E.J. Dionne is always thought-provoking, but his column yesterday about the collapse of (small-d) democratic norms at both ends of Pennsylvania Avenue–and especially his description of the President’s current twitter storm attacking Jeff Sessions–was, as the saying goes, “dead on.”
Trump’s latest perverse miracle is that he has progressives — along with everyone else who cares about the rule of law — rooting for Sessions. The attorney general is as wrong as ever on voter suppression, civil rights enforcement and immigration. But Sessions did one very important thing: He obeyed the law.
When it was clear that he would have obvious conflicts of interest in the investigation of Russian meddling in our election and its possible links to the Trump campaign, Sessions recused himself, as he was required to do.
Trump’s attacks on Sessions for that recusal are thus a naked admission that he wants the nation’s top lawyer to act illegally if that’s what it takes to protect the president and his family.

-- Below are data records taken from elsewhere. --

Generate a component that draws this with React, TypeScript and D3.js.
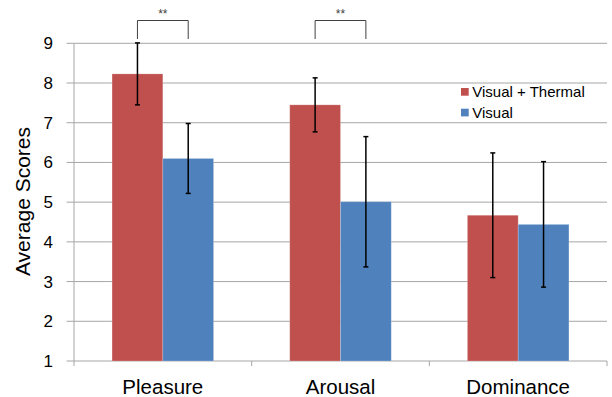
import React from 'react';
import * as d3 from 'd3';

const categories = ['Pleasure', 'Arousal', 'Dominance'];
const seriesNames = ['Visual + Thermal', 'Visual'];
const thermalMeans = [8.23, 7.45, 4.67];
const thermalSd = [0.78, 0.68, 1.57];
const visualMeans = [6.1, 5.01, 4.44];
const visualSd = [0.88, 1.64, 1.58];
const yTicks = [1, 2, 3, 4, 5, 6, 7, 8, 9];
const sigPairs = ['Pleasure', 'Arousal'];

const colors = ['#C0504D', '#4F81BD'];
const W = 612;
const H = 397;
const margin = { top: 43.3, right: 5, bottom: 36, left: 74 };

function App() {
  const x = d3.scaleBand().domain(categories).range([margin.left, 607]);
  const x1 = d3.scaleBand().domain(seriesNames).range([0, x.bandwidth()]).paddingOuter(0.75);
  const y = d3.scaleLinear().domain([1, 9]).range([361, margin.top]);

  const rows = categories.map((c, i) => [
    { cat: c, s: seriesNames[0], v: thermalMeans[i], e: thermalSd[i], col: colors[0] },
    { cat: c, s: seriesNames[1], v: visualMeans[i], e: visualSd[i], col: colors[1] },
  ]).flat();

  const font = 'Arial, "Liberation Sans", sans-serif';
  const bw = x1.bandwidth();

  return (
    <svg width={W} height={H} style={{ position: 'absolute', left: 0, top: 0 }} fontFamily={font}>
      <rect width={W} height={H} fill="#fff" />
      {/* grid */}
      {yTicks.map(t => (
        <g key={t}>
          <line x1={66.5} x2={607} y1={y(t)} y2={y(t)} stroke="#A6A6A6" strokeWidth={1} />
          <text x={53} y={y(t)} dy="0.35em" textAnchor="end" fontSize={17} fill="#000">{t}</text>
        </g>
      ))}
      <line x1={margin.left} x2={margin.left} y1={y(9)} y2={y(1)} stroke="#A6A6A6" />
      {[...categories.map(c => x(c)!), 607].map((tx, i) => (
        <line key={i} x1={tx} x2={tx} y1={y(1)} y2={y(1) + 5} stroke="#A6A6A6" />
      ))}
      {/* bars */}
      {rows.map((r, i) => (
        <rect key={i} x={x(r.cat)! + x1(r.s)!} y={y(r.v)} width={bw} height={y(1) - y(r.v)}
          fill={r.col} stroke="#fff" strokeOpacity={0.25} strokeWidth={0.8} />
      ))}
      {/* error bars */}
      {rows.map((r, i) => {
        const cx = x(r.cat)! + x1(r.s)! + bw / 2;
        return (
          <g key={i} stroke="#000" strokeWidth={1.5}>
            <line x1={cx} x2={cx} y1={y(r.v + r.e)} y2={y(r.v - r.e)} />
            <line x1={cx - 2.5} x2={cx + 2.5} y1={y(r.v + r.e)} y2={y(r.v + r.e)} />
            <line x1={cx - 2.5} x2={cx + 2.5} y1={y(r.v - r.e)} y2={y(r.v - r.e)} />
          </g>
        );
      })}
      {/* significance brackets */}
      {sigPairs.map(c => {
        const a = x(c)! + x1(seriesNames[0])! + bw / 2;
        const b = x(c)! + x1(seriesNames[1])! + bw / 2;
        return (
          <g key={c}>
            <path d={`M${a},39 V20.5 H${b} V39`} fill="none" stroke="#404040" strokeWidth={1} />
            <text x={(a + b) / 2} y={18} textAnchor="middle" fontSize={12} fill="#404040">**</text>
          </g>
        );
      })}
      {/* x labels */}
      {categories.map(c => (
        <text key={c} x={x(c)! + x.bandwidth() / 2} y={394} textAnchor="middle" fontSize={20.5} fill="#000">{c}</text>
      ))}
      {/* y title */}
      <text transform="translate(30,201.5) rotate(-90)" textAnchor="middle" fontSize={21} fill="#000">Average Scores</text>
      {/* legend */}
      {seriesNames.map((s, i) => (
        <g key={s} transform={`translate(461,${88 + i * 20.7})`}>
          <rect width={7.7} height={7.7} fill={colors[i]} />
          <text x={11.3} y={9.3} fontSize={15} fill="#000">{s}</text>
        </g>
      ))}
    </svg>
  );
}

export default App;
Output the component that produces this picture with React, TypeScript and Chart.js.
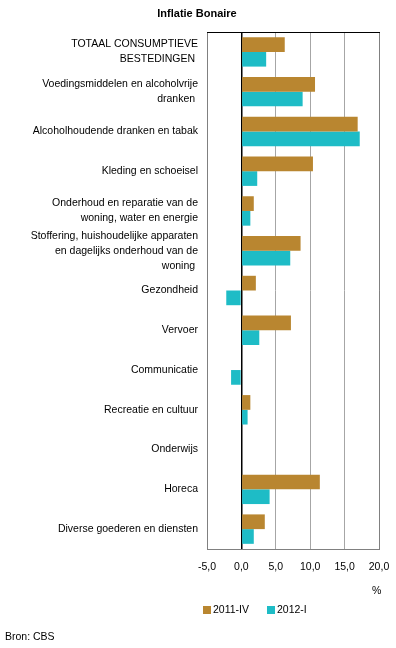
import React, { useEffect, useRef } from "react";
import { Chart, registerables } from "chart.js";

Chart.register(...registerables);

const categories: string[][] = [
  ["TOTAAL CONSUMPTIEVE", "BESTEDINGEN "],
  ["Voedingsmiddelen en alcoholvrije", "dranken "],
  ["Alcoholhoudende dranken en tabak"],
  ["Kleding en schoeisel"],
  ["Onderhoud en reparatie van de", "woning, water en energie"],
  ["Stoffering, huishoudelijke apparaten", "en dagelijks onderhoud van de", "woning "],
  ["Gezondheid"],
  ["Vervoer"],
  ["Communicatie"],
  ["Recreatie en cultuur"],
  ["Onderwijs"],
  ["Horeca"],
  ["Diverse goederen en diensten"],
];

const series2011IV: number[] = [6.3, 10.7, 16.9, 10.4, 1.8, 8.6, 2.1, 7.2, 0, 1.3, 0, 11.4, 3.4];
const series2012I: number[] = [3.6, 8.9, 17.2, 2.3, 1.3, 7.1, -2.2, 2.6, -1.5, 0.9, 0, 4.1, 1.8];

const seriesNames: string[] = ["2011-IV", "2012-I"];
const xTicks: number[] = [-5, 0, 5, 10, 15, 20];

const title = "Inflatie Bonaire";
const unitLabel = "%";
const sourceLabel = "Bron: CBS";

const BROWN = "#B98630";
const TEAL = "#1EBCC6";
const FONT = "'Liberation Sans', Arial, sans-serif";

export default function App() {
  const ref = useRef<HTMLCanvasElement | null>(null);

  useEffect(() => {
    const canvas = ref.current;
    if (!canvas) return;

    const decor = {
      id: "decor",
      afterDraw(chart: any) {
        const ctx = chart.ctx as CanvasRenderingContext2D;
        const a = chart.chartArea;
        ctx.save();
        ctx.strokeStyle = "#808080";
        ctx.lineWidth = 1;
        ctx.beginPath();
        ctx.moveTo(Math.round(a.right) + 0.5, a.top);
        ctx.lineTo(Math.round(a.right) + 0.5, a.bottom);
        ctx.stroke();
        ctx.strokeStyle = "#000000";
        ctx.beginPath();
        ctx.moveTo(a.left, Math.round(a.top) + 0.5);
        ctx.lineTo(a.right + 1, Math.round(a.top) + 0.5);
        ctx.stroke();

        ctx.fillStyle = "#000";
        ctx.textBaseline = "middle";
        ctx.font = `bold 11px ${FONT}`;
        ctx.textAlign = "center";
        ctx.fillText(title, 197, 14);

        ctx.font = `10.5px ${FONT}`;
        ctx.textAlign = "left";
        ctx.fillText(unitLabel, 372, 591);

        const colors = [BROWN, TEAL];
        const xs = [203, 267];
        seriesNames.forEach((n, i) => {
          ctx.fillStyle = colors[i];
          ctx.fillRect(xs[i], 606, 8, 8);
          ctx.fillStyle = "#000";
          ctx.fillText(n, xs[i] + 10, 610.5);
        });

        ctx.fillText(sourceLabel, 5, 637);
        ctx.restore();
      },
    };

    const chart = new Chart(canvas, {
      type: "bar",
      data: {
        labels: categories as any,
        datasets: [
          {
            label: seriesNames[0],
            data: series2011IV,
            backgroundColor: BROWN,
            categoryPercentage: 0.74,
            barPercentage: 1,
          },
          {
            label: seriesNames[1],
            data: series2012I,
            backgroundColor: TEAL,
            categoryPercentage: 0.74,
            barPercentage: 1,
          },
        ],
      },
      options: {
        indexAxis: "y",
        animation: false,
        responsive: false,
        maintainAspectRatio: false,
        layout: { padding: { left: 0, right: 17, top: 32, bottom: 0 } },
        plugins: {
          legend: { display: false },
          title: { display: false },
          tooltip: { enabled: false },
        },
        scales: {
          x: {
            min: -5,
            max: 20,
            afterBuildTicks: (scale: any) => {
              scale.ticks = xTicks.map((v) => ({ value: v }));
            },
            afterFit: (scale: any) => {
              scale.height = 99;
              scale.paddingLeft = 0;
              scale.paddingRight = 0;
            },
            ticks: {
              color: "#000",
              font: { family: FONT, size: 10.5 },
              padding: 12,
              autoSkip: false,
              maxRotation: 0,
              callback: (v: any) => Number(v).toFixed(1).replace(".", ","),
            },
            grid: {
              drawTicks: false,
              color: (c: any) =>
                c.tick && c.tick.value === 0
                  ? "#000000"
                  : c.tick && (c.tick.value === -5 || c.tick.value === 20)
                  ? "#808080"
                  : "#A6A6A6",
              lineWidth: (c: any) => (c.tick && c.tick.value === 0 ? 1.5 : 1),
            },
            border: { display: true, color: "#808080" },
          },
          y: {
            afterFit: (scale: any) => {
              scale.width = 207;
              scale.paddingTop = 0;
              scale.paddingBottom = 0;
            },
            ticks: {
              color: "#000",
              font: { family: FONT, size: 10.5, lineHeight: 1.42 },
              padding: 9,
              autoSkip: false,
            },
            grid: { display: false, drawTicks: false },
            border: { display: true, color: "#808080" },
          },
        },
      },
      plugins: [decor],
    });

    return () => chart.destroy();
  }, []);

  return (
    <div style={{ position: "fixed", left: 0, top: 0, width: 396, height: 648, background: "#fff" }}>
      <canvas ref={ref} width={396} height={648} style={{ width: 396, height: 648, display: "block" }} />
    </div>
  );
}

My only quibble with this analysis is the assumption– implicit in the description–that Trump understands the difference between legality and illegality. His entire career calls into question his comprehension of law as distinct from power.
To the extent that his mental processes could be called “thought,” it appears that Trump approaches law as the ability to wield authority. The central notion of the rule of law–that no one is above the law, that rules are created in conformance with certain standards of fundamental fairness, and that they apply to everyone, irrespective of wealth or status–is clearly outside his comprehension.
Even Sessions–a contemptible bigot who has spent much of his professional life opposed to rational policies if they advanced equal rights–understood his obligation to remove himself from a situation in which he had an obvious conflict of interest.
Gail Collins summed up the situation with her usual mordant humor:
Now Trump wants Sessions gone so he can replace him with an attorney general who will fire special counsel Robert Mueller. Sessions can’t do it because he recused himself from all things Russia-related.
Mueller’s probe into the Trump camp’s relationship with Russia terrifies the president, especially if it involves an investigation of Trump family finances. So obviously, we are rooting for Sessions to stay right where he is … and, um, keep persecuting immigrants, ratchet up imprisonments for nonviolent crimes and maybe go back to his old dream of imposing the death penalty on marijuana dealers.
Well, I told you this was about irony.
In just over six months, Trump has the whole country rooting for the lesser of two evils….a “perverse miracle” indeed.